The basic concept here is that superior officers should refrain from commenting on the merits or lack thereof of criminal cases pending under the UCMJ and that, if they do, the danger that their comments may be unduly influencing the opinions of the Judge and Jury in a relevant Court Martial could result in the charges in those cases being dismissed due to the prejudicial impact on a Defendant’s right to a fair trial. In the last several years, this defense has been successfully used to result in the dismissal of charges in outstanding criminal cases under the UCMJ. In June 2014, for example, attorneys for a Marine on trial for sexual assault successfully argued that comments made by the Commandant of the Marine Corps regarding sexual assault cases in his branch of the military were sufficiently specific to constitute the kind of undue influence that ought to result in dismissal of the underlying charges.
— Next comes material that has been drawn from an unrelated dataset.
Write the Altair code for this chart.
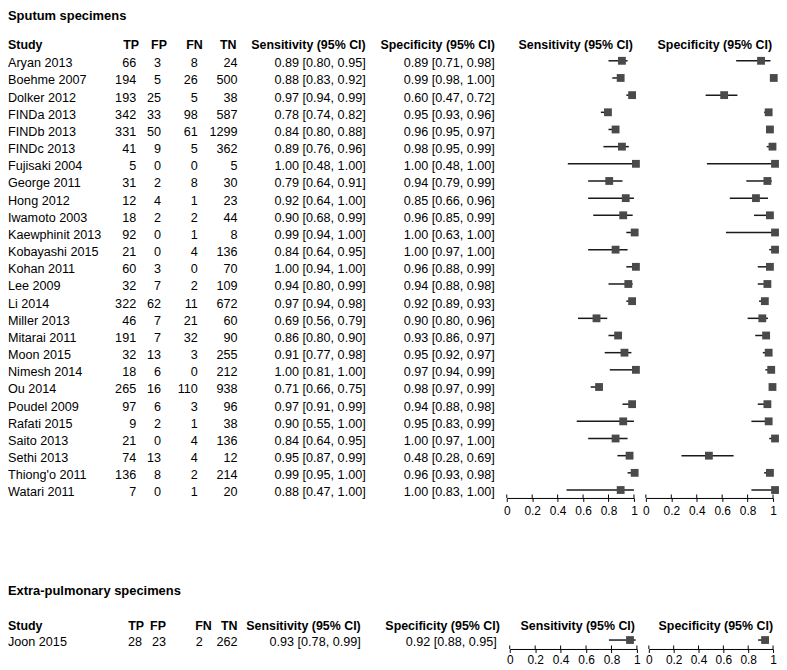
import altair as alt
import pandas as pd

# ---------------- data: sputum specimens ----------------
studies1 = ["Aryan 2013", "Boehme 2007", "Dolker 2012", "FINDa 2013", "FINDb 2013",
            "FINDc 2013", "Fujisaki 2004", "George 2011", "Hong 2012", "Iwamoto 2003",
            "Kaewphinit 2013", "Kobayashi 2015", "Kohan 2011", "Lee 2009", "Li 2014",
            "Miller 2013", "Mitarai 2011", "Moon 2015", "Nimesh 2014", "Ou 2014",
            "Poudel 2009", "Rafati 2015", "Saito 2013", "Sethi 2013", "Thiong'o 2011",
            "Watari 2011"]
tp1 = [66, 194, 193, 342, 331, 41, 5, 31, 12, 18, 92, 21, 60, 32, 322, 46, 191, 32, 18, 265, 97, 9, 21, 74, 136, 7]
fp1 = [3, 5, 25, 33, 50, 9, 0, 2, 4, 2, 0, 0, 3, 7, 62, 7, 7, 13, 6, 16, 6, 2, 0, 13, 8, 0]
fn1 = [8, 26, 5, 98, 61, 5, 0, 8, 1, 2, 1, 4, 0, 2, 11, 21, 32, 3, 0, 110, 3, 1, 4, 4, 2, 1]
tn1 = [24, 500, 38, 587, 1299, 362, 5, 30, 23, 44, 8, 136, 70, 109, 672, 60, 90, 255, 212, 938, 96, 38, 136, 12, 214, 20]
sens1 = [0.89, 0.88, 0.97, 0.78, 0.84, 0.89, 1.00, 0.79, 0.92, 0.90, 0.99, 0.84, 1.00, 0.94, 0.97, 0.69, 0.86, 0.91, 1.00, 0.71, 0.97, 0.90, 0.84, 0.95, 0.99, 0.88]
sens_lo1 = [0.80, 0.83, 0.94, 0.74, 0.80, 0.76, 0.48, 0.64, 0.64, 0.68, 0.94, 0.64, 0.94, 0.80, 0.94, 0.56, 0.80, 0.77, 0.81, 0.66, 0.91, 0.55, 0.64, 0.87, 0.95, 0.47]
sens_hi1 = [0.95, 0.92, 0.99, 0.82, 0.88, 0.96, 1.00, 0.91, 1.00, 0.99, 1.00, 0.95, 1.00, 0.99, 0.98, 0.79, 0.90, 0.98, 1.00, 0.75, 0.99, 1.00, 0.95, 0.99, 1.00, 1.00]
spec1 = [0.89, 0.99, 0.60, 0.95, 0.96, 0.98, 1.00, 0.94, 0.85, 0.96, 1.00, 1.00, 0.96, 0.94, 0.92, 0.90, 0.93, 0.95, 0.97, 0.98, 0.94, 0.95, 1.00, 0.48, 0.96, 1.00]
spec_lo1 = [0.71, 0.98, 0.47, 0.93, 0.95, 0.95, 0.48, 0.79, 0.66, 0.85, 0.63, 0.97, 0.88, 0.88, 0.89, 0.80, 0.86, 0.92, 0.94, 0.97, 0.88, 0.83, 0.97, 0.28, 0.93, 0.83]
spec_hi1 = [0.98, 1.00, 0.72, 0.96, 0.97, 0.99, 1.00, 0.99, 0.96, 0.99, 1.00, 1.00, 0.99, 0.98, 0.93, 0.96, 0.97, 0.97, 0.99, 0.99, 0.98, 0.99, 1.00, 0.69, 0.98, 1.00]

# ---------------- data: extra-pulmonary specimens ----------------
studies2 = ["Joon 2015"]
tp2 = [28]
fp2 = [23]
fn2 = [2]
tn2 = [262]
sens2 = [0.93]
sens_lo2 = [0.78]
sens_hi2 = [0.99]
spec2 = [0.92]
spec_lo2 = [0.88]
spec_hi2 = [0.95]

tick_values = [0, 0.2, 0.4, 0.6, 0.8, 1]

section_titles = ["Sputum specimens", "Extra-pulmonary specimens"]
headers = ["Study", "TP", "FP", "FN", "TN", "Sensitivity (95% CI)", "Specificity (95% CI)"]


def build_df(studies, tp, fp, fn, tn, se, se_lo, se_hi, sp, sp_lo, sp_hi):
    return pd.DataFrame({
        "Study": studies,
        "TP": [str(v) for v in tp],
        "FP": [str(v) for v in fp],
        "FN": [str(v) for v in fn],
        "TN": [str(v) for v in tn],
        "SensTxt": [f"{a:.2f} [{b:.2f}, {c:.2f}]" for a, b, c in zip(se, se_lo, se_hi)],
        "SpecTxt": [f"{a:.2f} [{b:.2f}, {c:.2f}]" for a, b, c in zip(sp, sp_lo, sp_hi)],
        "sens": se, "sens_lo": se_lo, "sens_hi": se_hi,
        "spec": sp, "spec_lo": sp_lo, "spec_hi": sp_hi,
    })


df1 = build_df(studies1, tp1, fp1, fn1, tn1, sens1, sens_lo1, sens_hi1, spec1, spec_lo1, spec_hi1)
df2 = build_df(studies2, tp2, fp2, fn2, tn2, sens2, sens_lo2, sens_hi2, spec2, spec_lo2, spec_hi2)
ticks_df = pd.DataFrame({"t": tick_values})

FONT = "Liberation Sans"
W, H = 771, 643


def section(df, studies, title, title_y, header_y, yrange, col_hdr_x, col_val_x,
            fhdr_x, sens_range, spec_range, axis_offset, axis_y, label_pad):
    layers = []
    ysc = alt.Scale(type="point", domain=studies, range=yrange, padding=0)
    Y = alt.Y("Study:N", scale=ysc, axis=None)

    # section title
    layers.append(alt.Chart(pd.DataFrame({"t": [title]})).mark_text(
        align="left", baseline="middle", font=FONT, fontSize=13, fontWeight="bold", color="black"
    ).encode(x=alt.value(0), y=alt.value(title_y), text="t:N"))

    # header row
    hdr_df = pd.DataFrame({"h": headers + ["Sensitivity (95% CI)", "Specificity (95% CI)"]})
    hx = col_hdr_x + fhdr_x
    for i, h in enumerate(hdr_df["h"]):
        layers.append(alt.Chart(pd.DataFrame({"h": [h]})).mark_text(
            align="left" if i == 0 else "right", baseline="middle", font=FONT,
            fontSize=12.5, fontWeight="bold", color="black"
        ).encode(x=alt.value(hx[i]), y=alt.value(header_y), text="h:N"))

    # table columns
    cols = ["Study", "TP", "FP", "FN", "TN", "SensTxt", "SpecTxt"]
    for i, c in enumerate(cols):
        layers.append(alt.Chart(df).mark_text(
            align="left" if i == 0 else "right", baseline="middle", dy=2.5,
            font=FONT, fontSize=12.7, color="black"
        ).encode(x=alt.value(col_val_x[i]), y=Y, text=f"{c}:N"))

    # forest plots
    for key, rng in (("sens", sens_range), ("spec", spec_range)):
        xsc = alt.Scale(domain=[0, 1], range=rng, zero=False, nice=False)
        layers.append(alt.Chart(df).mark_rule(color="#1a1a1a", strokeWidth=1.5).encode(
            x=alt.X(f"{key}_lo:Q", scale=xsc, axis=None), x2=f"{key}_hi:Q", y=Y))
        layers.append(alt.Chart(df).mark_square(size=62, color="#4a4a4a", opacity=1).encode(
            x=alt.X(f"{key}:Q", scale=xsc, axis=alt.Axis(
                orient="bottom", offset=axis_offset, values=tick_values, title=None,
                grid=False, domainColor="black", domainWidth=1, tickColor="black",
                tickSize=3.5, tickWidth=1, labelFont=FONT, labelFontSize=12,
                labelColor="black", labelPadding=label_pad, labelFlush=False,
                labelOverlap=False, format="~g")),
            y=Y, xOffset=alt.value(2)))
        layers.append(alt.Chart(ticks_df).mark_rule(color="black", strokeWidth=1).encode(
            x=alt.X("t:Q", scale=xsc, axis=None),
            y=alt.value(axis_y - 3.5), y2=alt.value(axis_y)))
    return layers


layers1 = section(df1, studies1, section_titles[0], 6, 35, [51, 483],
                  [0, 132, 160, 196, 230, 360, 490], [0, 129, 154, 191, 231, 360, 490],
                  [629, 769], [502, 630], [642, 770], -152, 491, 4)
layers2 = section(df2, studies2, section_titles[1], 585, 620, [634, 634],
                  [0, 137, 159, 205, 231, 355, 495], [0, 135, 159, 196, 231, 355, 492],
                  [631, 770], [505, 633], [645, 770], 0, 643, 2)

chart = alt.layer(*(layers1 + layers2)).resolve_scale(
    x="independent", y="independent"
).properties(width=W, height=H, padding=0).configure_view(stroke=None)

chart.save("out.html", embed_options={"renderer": "svg", "actions": False})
As James Joyner noted at the time, while the Commandant’s comments were not regarding the specific facts of the case against the Marine, they were sufficiently specific to constitute an admonishment to members of the jury that they should start with the assumption that claims of sexual assault are true rather than a presumption of innocence as required by law. Just a year earlier in a separate case, charges against two Navy Defendants were dismissed because of similarly generalized comments by President Obama, the Secretary of Defense, the Chief of Naval Operations, and several others below them in the chain in command earlier in 2013.
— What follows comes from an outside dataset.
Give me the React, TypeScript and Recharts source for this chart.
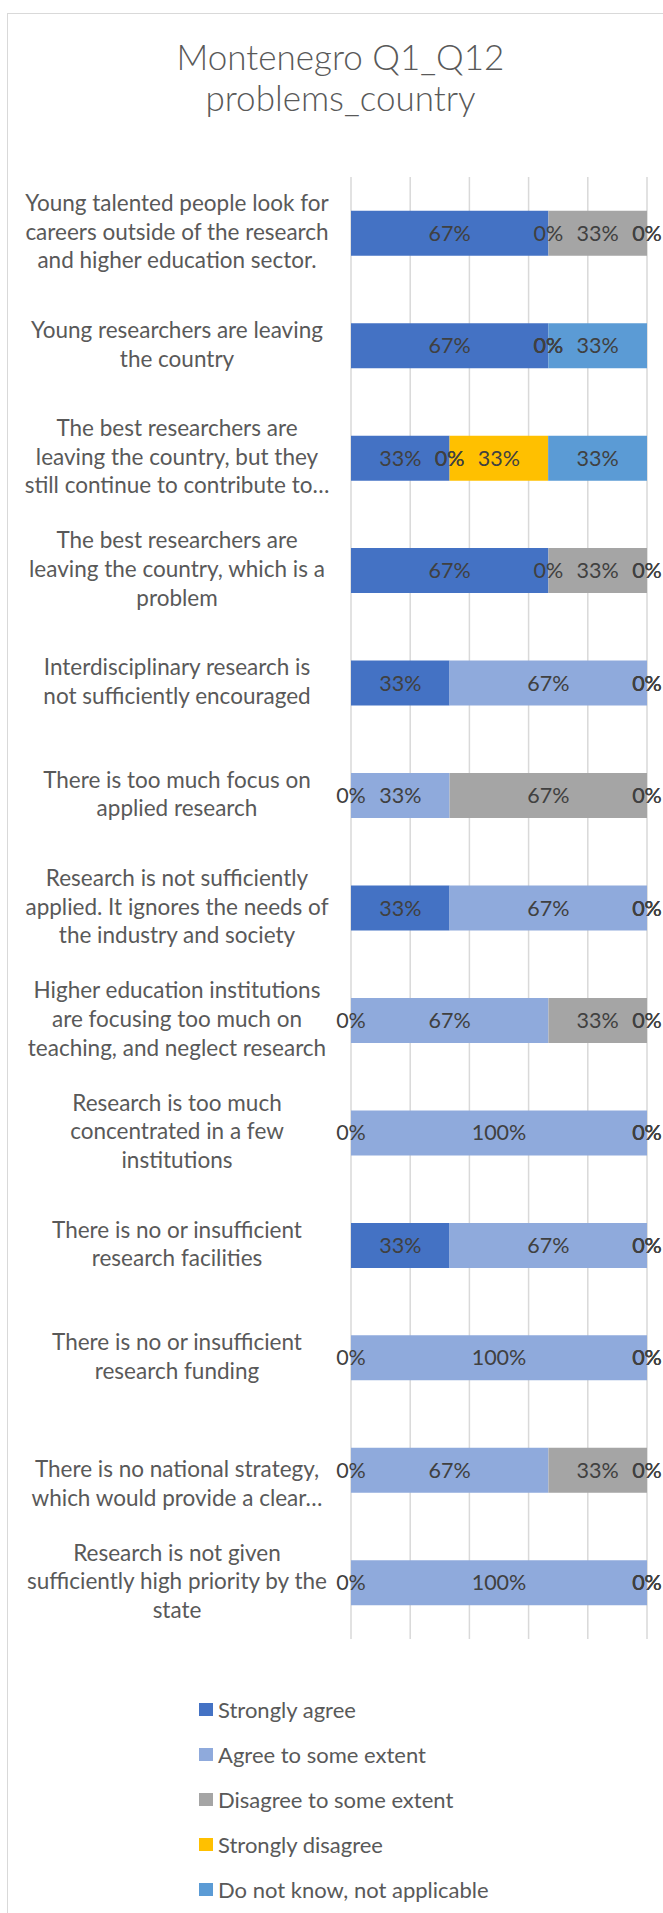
import { BarChart, Bar, XAxis, YAxis, CartesianGrid, LabelList } from "recharts";

// row 12 starts with an empty line: in the original the wrapped text sits one line low
const categories = [
  "Young talented people look for\ncareers outside of the research\nand higher education sector.",
  "Young researchers are leaving\nthe country",
  "The best researchers are\nleaving the country, but they\nstill continue to contribute to…",
  "The best researchers are\nleaving the country, which is a\nproblem",
  "Interdisciplinary research is\nnot sufficiently encouraged",
  "There is too much focus on\napplied research",
  "Research is not sufficiently\napplied. It ignores the needs of\nthe industry and society",
  "Higher education institutions\nare focusing too much on\nteaching, and neglect research",
  "Research is too much\nconcentrated in a few\ninstitutions",
  "There is no or insufficient\nresearch facilities",
  "There is no or insufficient\nresearch funding",
  "\nThere is no national strategy,\nwhich would provide a clear…",
  "Research is not given\nsufficiently high priority by the\nstate",
];

const stronglyAgree = [66.7, 66.7, 33.3, 66.7, 33.3, 0, 33.3, 0, 0, 33.3, 0, 0, 0];
const agreeSome = [0, 0, 0, 0, 66.7, 33.3, 66.7, 66.7, 100, 66.7, 100, 66.7, 100];
const disagreeSome = [33.3, 0, 0, 33.3, 0, 66.7, 0, 33.3, 0, 0, 0, 33.3, 0];
const stronglyDisagree = [0, 0, 33.3, 0, 0, 0, 0, 0, 0, 0, 0, 0, 0];
const dontKnow = [0, 33.3, 33.4, 0, 0, 0, 0, 0, 0, 0, 0, 0, 0];

const seriesNames = [
  "Strongly agree",
  "Agree to some extent",
  "Disagree to some extent",
  "Strongly disagree",
  "Do not know, not applicable",
];
const seriesColors = ["#4472C4", "#8FAADC", "#A5A5A5", "#FFC000", "#5B9BD5"];
const seriesValues = [stronglyAgree, agreeSome, disagreeSome, stronglyDisagree, dontKnow];

const xTicks = [0, 20, 40, 60, 80, 100];

const data = categories.map((name, i) => {
  const row: Record<string, string | number> = { name };
  seriesNames.forEach((s, k) => {
    row[s] = seriesValues[k][i];
  });
  return row;
});

const FONT = "Lato, 'Open Sans', sans-serif";

function CategoryTick(props: any) {
  const { x, y, payload } = props;
  const lines = String(payload.value).split("\n");
  const lh = 28.7;
  const cx = x - 166;
  return (
    <text x={cx} y={y} textAnchor="middle" fill="#595959" fontSize={22.5} fontFamily={FONT}>
      {lines.map((line, i) => (
        <tspan key={i} x={cx} y={y + 6.5 + (i - (lines.length - 1) / 2) * lh}>
          {line}
        </tspan>
      ))}
    </text>
  );
}

function ValueLabel(props: any) {
  const { x, y, width, height, value } = props;
  return (
    <text
      x={x + width / 2}
      y={y + height / 2 + 7.5}
      textAnchor="middle"
      fill="#404040"
      fontSize={21.5}
      fontFamily={FONT}
    >
      {`${Math.round(Number(value))}%`}
    </text>
  );
}

export default function App() {
  return (
    <div style={{ position: "absolute", top: 0, left: 0, width: 663, height: 1913, overflow: "hidden", background: "#fff" }}>
      <div
        style={{
          position: "absolute",
          left: 7,
          top: 13,
          width: 720,
          height: 2000,
          border: "1.5px solid #d9d9d9",
        }}
      />
      <div
        style={{
          position: "absolute",
          top: 35.5,
          left: 0,
          width: 681,
          textAlign: "center",
          fontFamily: FONT,
          fontWeight: 300,
          fontSize: 35,
          lineHeight: "41px",
          color: "#595959",
        }}
      >
        Montenegro Q1_Q12
        <br />
        problems_country
      </div>
      <div style={{ position: "absolute", top: 0, left: 0 }}>
        <BarChart
          width={663}
          height={1913}
          data={data}
          layout="vertical"
          margin={{ top: 177, right: 16, bottom: 274, left: 0 }}
          barCategoryGap="30%"
        >
          <CartesianGrid horizontal={false} stroke="#d9d9d9" strokeWidth={1.5} />
          <XAxis type="number" domain={[0, 100]} ticks={xTicks} hide />
          <YAxis
            type="category"
            dataKey="name"
            width={351}
            axisLine={false}
            tickLine={false}
            tick={<CategoryTick />}
            interval={0}
          />
          {seriesNames.map((s, k) => (
            <Bar
              key={s}
              dataKey={s}
              stackId="a"
              fill={seriesColors[k]}
              minPointSize={0.01}
              isAnimationActive={false}
            >
              <LabelList dataKey={s} content={<ValueLabel />} />
            </Bar>
          ))}
        </BarChart>
      </div>
      <div
        style={{
          position: "absolute",
          top: 1687,
          left: 199,
          fontFamily: FONT,
          fontSize: 22,
          color: "#595959",
        }}
      >
        {seriesNames.map((s, k) => (
          <div key={s} style={{ height: 45, display: "flex", alignItems: "center" }}>
            <span
              style={{ width: 14, height: 13, background: seriesColors[k], marginRight: 5, display: "inline-block" }}
            />
            <span>{s}</span>
          </div>
        ))}
      </div>
    </div>
  );
}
While Trump’s comments were made at a time when he was a civilian candidate for President rather than someone within the chain of command, that doesn’t appear to mean that they could not be used as the basis for a claim of undue command influence if he is elected President. For one thing, unlike the comments that led to the dismissal of the sexual assault cases noted above, these were very specific comments about a specific case. If generalized comments about sexual assault were sufficient to constitute undue influence in the sexual assault cases, it’s at least arguable that the specific comments by a newly elected and inaugurated President regarding what he thinks should happen to Bergdahl specifically could arguably be said to constitute an undue influence on the jury hearing his case. At the very least, the fact that Bergdahl’s attorneys have already sought to depose Trump would seem to suggest that they are already aware of the potential presented for raising the defense and that we can at least expect the issue to be raised at trial as well as at any appeal in Bergdahl is convicted. In other words, Donald Trump spouting his opinion on this subject could result in Bergdahl getting off scot-free.